'''

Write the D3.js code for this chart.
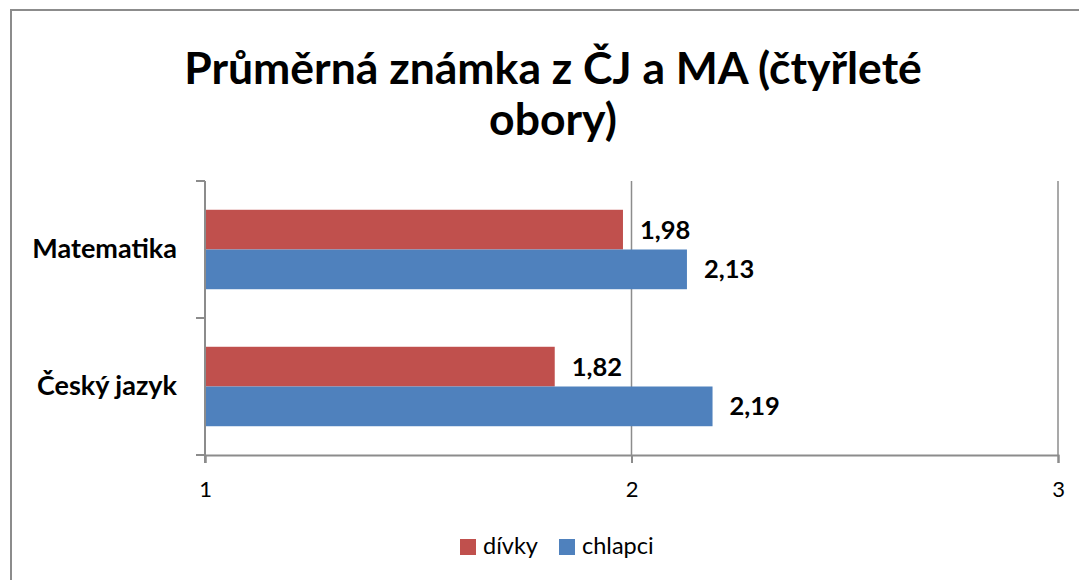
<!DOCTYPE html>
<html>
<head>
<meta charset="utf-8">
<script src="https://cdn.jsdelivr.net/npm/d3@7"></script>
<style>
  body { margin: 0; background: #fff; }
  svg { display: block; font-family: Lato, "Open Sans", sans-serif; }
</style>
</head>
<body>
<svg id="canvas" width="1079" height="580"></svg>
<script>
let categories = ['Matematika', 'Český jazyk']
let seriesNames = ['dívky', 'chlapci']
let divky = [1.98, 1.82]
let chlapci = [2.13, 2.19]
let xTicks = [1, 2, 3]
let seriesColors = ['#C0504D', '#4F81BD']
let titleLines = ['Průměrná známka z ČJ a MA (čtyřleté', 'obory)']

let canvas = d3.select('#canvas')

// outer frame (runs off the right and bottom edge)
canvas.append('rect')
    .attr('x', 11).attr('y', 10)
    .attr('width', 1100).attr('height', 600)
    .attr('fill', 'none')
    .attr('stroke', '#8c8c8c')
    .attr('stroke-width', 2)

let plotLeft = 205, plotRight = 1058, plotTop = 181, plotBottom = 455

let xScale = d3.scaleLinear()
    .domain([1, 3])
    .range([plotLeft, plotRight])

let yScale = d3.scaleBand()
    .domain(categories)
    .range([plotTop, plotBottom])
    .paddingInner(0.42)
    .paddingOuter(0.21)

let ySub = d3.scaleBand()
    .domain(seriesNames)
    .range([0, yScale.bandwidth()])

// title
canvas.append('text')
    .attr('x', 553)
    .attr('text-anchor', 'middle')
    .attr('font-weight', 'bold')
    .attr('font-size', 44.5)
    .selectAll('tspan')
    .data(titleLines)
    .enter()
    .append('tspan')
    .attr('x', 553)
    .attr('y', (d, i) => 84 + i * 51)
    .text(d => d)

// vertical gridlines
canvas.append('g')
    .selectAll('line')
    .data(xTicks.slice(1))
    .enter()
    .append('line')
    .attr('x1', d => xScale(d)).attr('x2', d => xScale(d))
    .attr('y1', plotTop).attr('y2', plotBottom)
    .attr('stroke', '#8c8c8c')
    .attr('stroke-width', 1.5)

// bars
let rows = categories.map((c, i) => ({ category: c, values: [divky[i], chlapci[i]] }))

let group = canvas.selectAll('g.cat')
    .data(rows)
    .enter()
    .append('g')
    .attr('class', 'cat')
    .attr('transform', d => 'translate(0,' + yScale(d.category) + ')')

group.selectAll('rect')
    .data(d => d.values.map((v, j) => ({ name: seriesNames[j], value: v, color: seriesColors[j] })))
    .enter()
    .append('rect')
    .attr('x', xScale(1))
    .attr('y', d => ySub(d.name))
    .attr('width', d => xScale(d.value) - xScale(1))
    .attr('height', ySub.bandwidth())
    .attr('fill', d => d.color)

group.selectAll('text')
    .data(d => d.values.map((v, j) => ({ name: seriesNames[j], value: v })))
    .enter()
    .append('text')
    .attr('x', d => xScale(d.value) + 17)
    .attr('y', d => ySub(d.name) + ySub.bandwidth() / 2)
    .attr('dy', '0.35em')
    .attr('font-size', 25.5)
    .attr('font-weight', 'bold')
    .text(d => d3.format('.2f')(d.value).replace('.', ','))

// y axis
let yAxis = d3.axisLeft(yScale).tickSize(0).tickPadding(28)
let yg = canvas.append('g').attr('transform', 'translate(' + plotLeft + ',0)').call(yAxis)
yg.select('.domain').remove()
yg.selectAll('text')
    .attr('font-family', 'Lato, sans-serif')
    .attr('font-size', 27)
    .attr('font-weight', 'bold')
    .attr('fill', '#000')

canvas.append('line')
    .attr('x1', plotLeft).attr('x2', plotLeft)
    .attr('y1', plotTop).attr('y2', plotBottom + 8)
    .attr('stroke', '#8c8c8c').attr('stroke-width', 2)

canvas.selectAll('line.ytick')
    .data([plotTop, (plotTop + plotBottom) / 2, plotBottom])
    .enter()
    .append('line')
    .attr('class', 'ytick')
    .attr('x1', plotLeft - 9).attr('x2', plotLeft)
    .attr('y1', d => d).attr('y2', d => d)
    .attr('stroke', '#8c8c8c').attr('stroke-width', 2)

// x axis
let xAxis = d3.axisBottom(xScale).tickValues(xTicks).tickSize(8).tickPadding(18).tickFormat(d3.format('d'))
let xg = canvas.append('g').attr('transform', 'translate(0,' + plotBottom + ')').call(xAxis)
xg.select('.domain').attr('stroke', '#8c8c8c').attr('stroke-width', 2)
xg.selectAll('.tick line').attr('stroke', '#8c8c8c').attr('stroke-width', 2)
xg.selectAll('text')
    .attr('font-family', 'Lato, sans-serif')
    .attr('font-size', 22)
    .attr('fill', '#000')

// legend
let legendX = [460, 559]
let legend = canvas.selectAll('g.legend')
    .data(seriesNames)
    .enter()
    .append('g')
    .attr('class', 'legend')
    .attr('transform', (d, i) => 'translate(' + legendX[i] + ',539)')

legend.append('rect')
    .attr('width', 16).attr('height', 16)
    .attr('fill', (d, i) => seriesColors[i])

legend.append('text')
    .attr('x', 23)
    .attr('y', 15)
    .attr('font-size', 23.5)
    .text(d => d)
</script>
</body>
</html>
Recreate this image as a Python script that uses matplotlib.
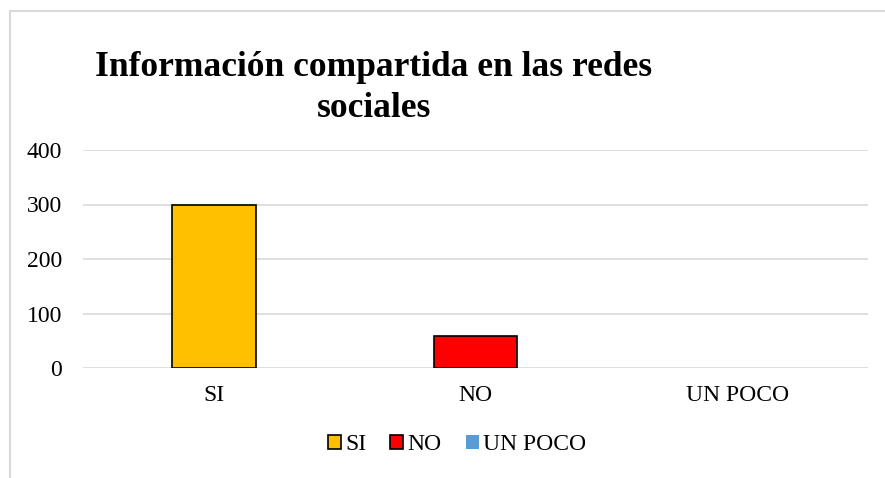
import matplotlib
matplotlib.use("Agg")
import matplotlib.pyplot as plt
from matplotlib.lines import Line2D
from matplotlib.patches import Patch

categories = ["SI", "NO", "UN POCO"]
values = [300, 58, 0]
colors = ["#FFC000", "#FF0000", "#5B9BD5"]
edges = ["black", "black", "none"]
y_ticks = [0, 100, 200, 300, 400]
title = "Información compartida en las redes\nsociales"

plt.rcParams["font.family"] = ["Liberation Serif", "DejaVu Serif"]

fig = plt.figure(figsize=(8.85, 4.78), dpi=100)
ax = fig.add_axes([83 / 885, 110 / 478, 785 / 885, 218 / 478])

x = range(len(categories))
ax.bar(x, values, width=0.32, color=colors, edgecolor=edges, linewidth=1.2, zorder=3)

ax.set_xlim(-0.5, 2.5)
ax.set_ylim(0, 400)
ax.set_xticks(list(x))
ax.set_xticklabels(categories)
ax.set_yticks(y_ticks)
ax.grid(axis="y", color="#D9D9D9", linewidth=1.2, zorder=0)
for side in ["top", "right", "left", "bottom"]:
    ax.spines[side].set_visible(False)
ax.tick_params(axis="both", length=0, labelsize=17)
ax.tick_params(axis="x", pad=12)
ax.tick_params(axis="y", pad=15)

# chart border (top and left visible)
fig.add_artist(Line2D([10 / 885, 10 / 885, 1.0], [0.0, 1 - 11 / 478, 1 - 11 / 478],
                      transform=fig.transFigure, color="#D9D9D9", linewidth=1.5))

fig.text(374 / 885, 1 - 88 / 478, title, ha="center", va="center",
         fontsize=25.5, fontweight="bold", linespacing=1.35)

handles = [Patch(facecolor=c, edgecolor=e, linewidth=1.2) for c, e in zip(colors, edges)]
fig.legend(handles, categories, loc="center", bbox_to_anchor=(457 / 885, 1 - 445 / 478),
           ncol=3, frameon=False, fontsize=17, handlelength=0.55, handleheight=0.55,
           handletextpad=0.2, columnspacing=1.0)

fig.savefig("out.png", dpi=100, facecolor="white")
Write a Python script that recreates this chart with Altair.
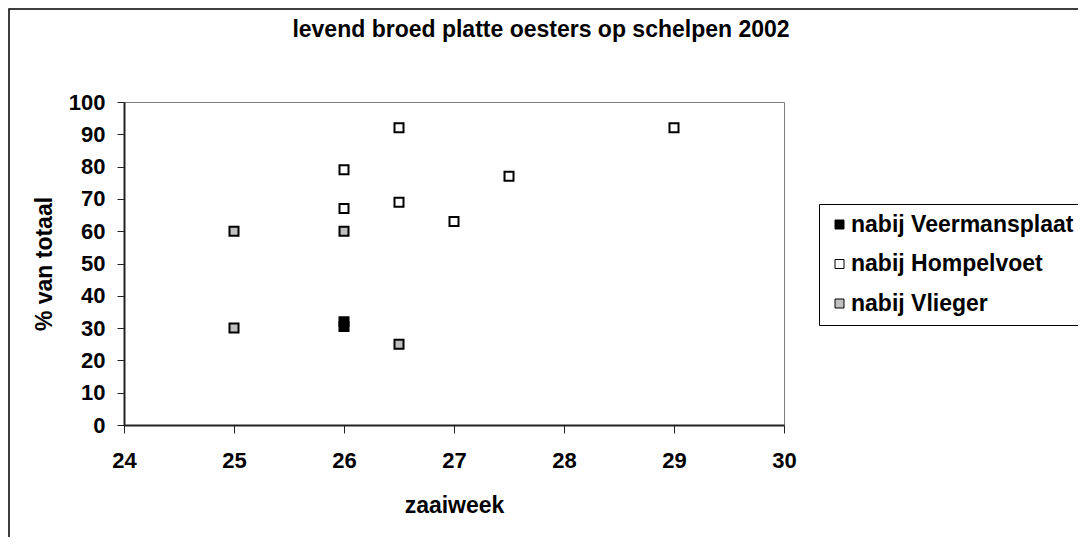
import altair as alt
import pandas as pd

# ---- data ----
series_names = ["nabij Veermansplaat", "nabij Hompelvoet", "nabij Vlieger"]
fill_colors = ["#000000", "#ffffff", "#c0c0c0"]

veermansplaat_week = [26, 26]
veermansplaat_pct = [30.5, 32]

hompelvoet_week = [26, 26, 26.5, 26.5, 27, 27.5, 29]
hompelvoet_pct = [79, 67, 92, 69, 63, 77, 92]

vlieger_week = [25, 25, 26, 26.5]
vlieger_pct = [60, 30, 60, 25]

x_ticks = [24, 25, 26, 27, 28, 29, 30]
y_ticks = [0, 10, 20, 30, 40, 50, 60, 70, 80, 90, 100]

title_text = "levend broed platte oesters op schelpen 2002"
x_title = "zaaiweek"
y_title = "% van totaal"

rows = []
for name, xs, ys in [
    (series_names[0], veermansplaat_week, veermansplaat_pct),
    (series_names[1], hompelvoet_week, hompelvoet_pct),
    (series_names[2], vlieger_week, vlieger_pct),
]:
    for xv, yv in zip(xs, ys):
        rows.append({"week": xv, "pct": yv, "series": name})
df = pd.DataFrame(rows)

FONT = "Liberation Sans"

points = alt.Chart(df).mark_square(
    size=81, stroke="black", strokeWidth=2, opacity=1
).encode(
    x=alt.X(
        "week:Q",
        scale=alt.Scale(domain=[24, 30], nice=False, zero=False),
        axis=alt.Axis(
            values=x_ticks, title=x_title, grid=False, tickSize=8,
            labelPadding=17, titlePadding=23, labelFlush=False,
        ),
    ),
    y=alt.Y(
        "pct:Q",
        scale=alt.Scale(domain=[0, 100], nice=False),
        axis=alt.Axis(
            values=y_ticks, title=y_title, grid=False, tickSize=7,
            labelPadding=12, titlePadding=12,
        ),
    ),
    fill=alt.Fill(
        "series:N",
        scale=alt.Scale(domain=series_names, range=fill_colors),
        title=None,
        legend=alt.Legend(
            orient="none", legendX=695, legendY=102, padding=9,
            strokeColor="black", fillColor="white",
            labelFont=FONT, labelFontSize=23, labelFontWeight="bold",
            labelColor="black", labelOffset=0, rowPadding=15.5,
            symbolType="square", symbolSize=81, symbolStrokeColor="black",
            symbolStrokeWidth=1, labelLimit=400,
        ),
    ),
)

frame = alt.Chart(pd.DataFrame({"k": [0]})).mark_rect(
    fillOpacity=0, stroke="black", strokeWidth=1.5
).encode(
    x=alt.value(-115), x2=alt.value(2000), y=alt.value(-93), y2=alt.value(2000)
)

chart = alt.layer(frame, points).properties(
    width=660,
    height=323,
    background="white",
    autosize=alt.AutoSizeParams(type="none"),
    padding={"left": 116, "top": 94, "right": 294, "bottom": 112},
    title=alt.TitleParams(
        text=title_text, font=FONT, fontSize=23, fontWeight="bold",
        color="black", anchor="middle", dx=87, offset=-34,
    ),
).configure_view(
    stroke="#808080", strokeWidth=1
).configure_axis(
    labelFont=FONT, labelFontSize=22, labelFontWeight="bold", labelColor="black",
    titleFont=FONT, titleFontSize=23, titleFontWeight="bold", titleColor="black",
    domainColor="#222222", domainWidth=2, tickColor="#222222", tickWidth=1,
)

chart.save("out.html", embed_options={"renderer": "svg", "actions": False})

'''

WHAT THIS TASK INVOLVES - Reproduce only the lines running from the one that has "Recreate this image" through the one that has "compartida en las", ends included. Any pictures in that stretch should not be copied.

ANSWER TO THIS TASK -
Recreate this image as a Python script that uses matplotlib.
import matplotlib
matplotlib.use("Agg")
import matplotlib.pyplot as plt
from matplotlib.lines import Line2D
from matplotlib.patches import Patch

categories = ["SI", "NO", "UN POCO"]
values = [300, 58, 0]
colors = ["#FFC000", "#FF0000", "#5B9BD5"]
edges = ["black", "black", "none"]
y_ticks = [0, 100, 200, 300, 400]
title = "Información compartida en las redes\nsociales"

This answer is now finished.